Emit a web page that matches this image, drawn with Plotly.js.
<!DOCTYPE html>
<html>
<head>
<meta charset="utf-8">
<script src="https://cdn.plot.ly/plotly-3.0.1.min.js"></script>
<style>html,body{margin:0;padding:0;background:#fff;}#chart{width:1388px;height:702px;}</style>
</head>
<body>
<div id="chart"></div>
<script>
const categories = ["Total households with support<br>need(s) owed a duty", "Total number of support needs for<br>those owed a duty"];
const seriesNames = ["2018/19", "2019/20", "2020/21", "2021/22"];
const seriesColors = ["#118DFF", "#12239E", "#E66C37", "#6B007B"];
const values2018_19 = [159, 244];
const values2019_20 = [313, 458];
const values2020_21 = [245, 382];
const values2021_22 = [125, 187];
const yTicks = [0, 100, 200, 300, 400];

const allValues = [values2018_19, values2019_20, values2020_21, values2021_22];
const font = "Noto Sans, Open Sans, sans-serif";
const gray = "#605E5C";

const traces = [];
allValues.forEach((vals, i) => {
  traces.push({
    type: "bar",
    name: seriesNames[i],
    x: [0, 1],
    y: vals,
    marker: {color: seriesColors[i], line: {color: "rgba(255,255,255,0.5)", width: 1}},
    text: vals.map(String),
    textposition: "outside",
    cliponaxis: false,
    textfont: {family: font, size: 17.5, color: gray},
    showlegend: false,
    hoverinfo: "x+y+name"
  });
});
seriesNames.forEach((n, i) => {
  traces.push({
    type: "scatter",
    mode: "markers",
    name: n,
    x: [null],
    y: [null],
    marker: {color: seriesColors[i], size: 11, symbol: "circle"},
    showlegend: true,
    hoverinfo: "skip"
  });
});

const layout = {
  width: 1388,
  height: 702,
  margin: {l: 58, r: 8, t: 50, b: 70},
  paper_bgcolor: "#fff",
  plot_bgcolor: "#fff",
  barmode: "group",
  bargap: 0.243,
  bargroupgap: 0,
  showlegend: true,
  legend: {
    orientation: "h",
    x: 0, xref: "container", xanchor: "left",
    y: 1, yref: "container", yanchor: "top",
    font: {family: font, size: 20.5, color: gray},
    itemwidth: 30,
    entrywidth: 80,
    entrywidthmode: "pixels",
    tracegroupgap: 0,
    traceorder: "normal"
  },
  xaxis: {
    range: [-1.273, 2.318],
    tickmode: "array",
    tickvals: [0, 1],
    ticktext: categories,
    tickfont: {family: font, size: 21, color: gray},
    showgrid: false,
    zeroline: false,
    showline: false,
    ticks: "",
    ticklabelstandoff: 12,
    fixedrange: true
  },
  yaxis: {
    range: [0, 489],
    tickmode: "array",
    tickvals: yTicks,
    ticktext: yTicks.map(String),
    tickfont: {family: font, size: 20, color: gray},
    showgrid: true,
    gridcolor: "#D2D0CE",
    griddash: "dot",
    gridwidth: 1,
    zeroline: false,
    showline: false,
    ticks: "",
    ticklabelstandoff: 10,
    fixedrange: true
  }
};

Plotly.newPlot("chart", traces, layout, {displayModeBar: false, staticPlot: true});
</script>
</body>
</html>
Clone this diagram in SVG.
# # # # #
◆ **EXERCISE GOAL**
Each entry is to be returned in full, character for character.

◆ **ANSWER TO THIS EXERCISE**
Emit a web page that matches this image, drawn with Plotly.js.
<!DOCTYPE html>
<html>
<head>
<meta charset="utf-8">
<script src="https://cdn.plot.ly/plotly-3.0.1.min.js"></script>
<style>html,body{margin:0;padding:0;background:#fff;}#chart{width:1388px;height:702px;}</style>
</head>
<body>
<div id="chart"></div>
<script>
const categories = ["Total households with support<br>need(s) owed a duty", "Total number of support needs for<br>those owed a duty"];
const seriesNames = ["2018/19", "2019/20", "2020/21", "2021/22"];
const seriesColors = ["#118DFF", "#12239E", "#E66C37", "#6B007B"];
const values2018_19 = [159, 244];
const values2019_20 = [313, 458];
const values2020_21 = [245, 382];
const values2021_22 = [125, 187];
const yTicks = [0, 100, 200, 300, 400];

const allValues = [values2018_19, values2019_20, values2020_21, values2021_22];
const font = "Noto Sans, Open Sans, sans-serif";
const gray = "#605E5C";

const traces = [];
allValues.forEach((vals, i) => {
  traces.push({
    type: "bar",
    name: seriesNames[i],
    x: [0, 1],
    y: vals,
    marker: {color: seriesColors[i], line: {color: "rgba(255,255,255,0.5)", width: 1}},
    text: vals.map(String),
    textposition: "outside",
    cliponaxis: false,
    textfont: {family: font, size: 17.5, color: gray},
    showlegend: false,
    hoverinfo: "x+y+name"
  });
});
seriesNames.forEach((n, i) => {
  traces.push({
    type: "scatter",
    mode: "markers",
    name: n,
    x: [null],
    y: [null],
    marker: {color: seriesColors[i], size: 11, symbol: "circle"},
    showlegend: true,
    hoverinfo: "skip"
  });
});

const layout = {
  width: 1388,
  height: 702,
  margin: {l: 58, r: 8, t: 50, b: 70},
  paper_bgcolor: "#fff",
  plot_bgcolor: "#fff",
  barmode: "group",
  bargap: 0.243,
  bargroupgap: 0,
  showlegend: true,
  legend: {
    orientation: "h",
    x: 0, xref: "container", xanchor: "left",
    y: 1, yref: "container", yanchor: "top",
    font: {family: font, size: 20.5, color: gray},
    itemwidth: 30,
    entrywidth: 80,
    entrywidthmode: "pixels",
    tracegroupgap: 0,
    traceorder: "normal"
  },
  xaxis: {
    range: [-1.273, 2.318],
    tickmode: "array",
    tickvals: [0, 1],
    ticktext: categories,
    tickfont: {family: font, size: 21, color: gray},
    showgrid: false,
    zeroline: false,
    showline: false,
    ticks: "",
    ticklabelstandoff: 12,
    fixedrange: true
  },
  yaxis: {
    range: [0, 489],
    tickmode: "array",
    tickvals: yTicks,
    ticktext: yTicks.map(String),
    tickfont: {family: font, size: 20, color: gray},
    showgrid: true,
    gridcolor: "#D2D0CE",
    griddash: "dot",
    gridwidth: 1,
    zeroline: false,
    showline: false,
    ticks: "",
    ticklabelstandoff: 10,
    fixedrange: true
  }
};

Plotly.newPlot("chart", traces, layout, {displayModeBar: false, staticPlot: true});
</script>
</body>
</html>
Clone this diagram in SVG.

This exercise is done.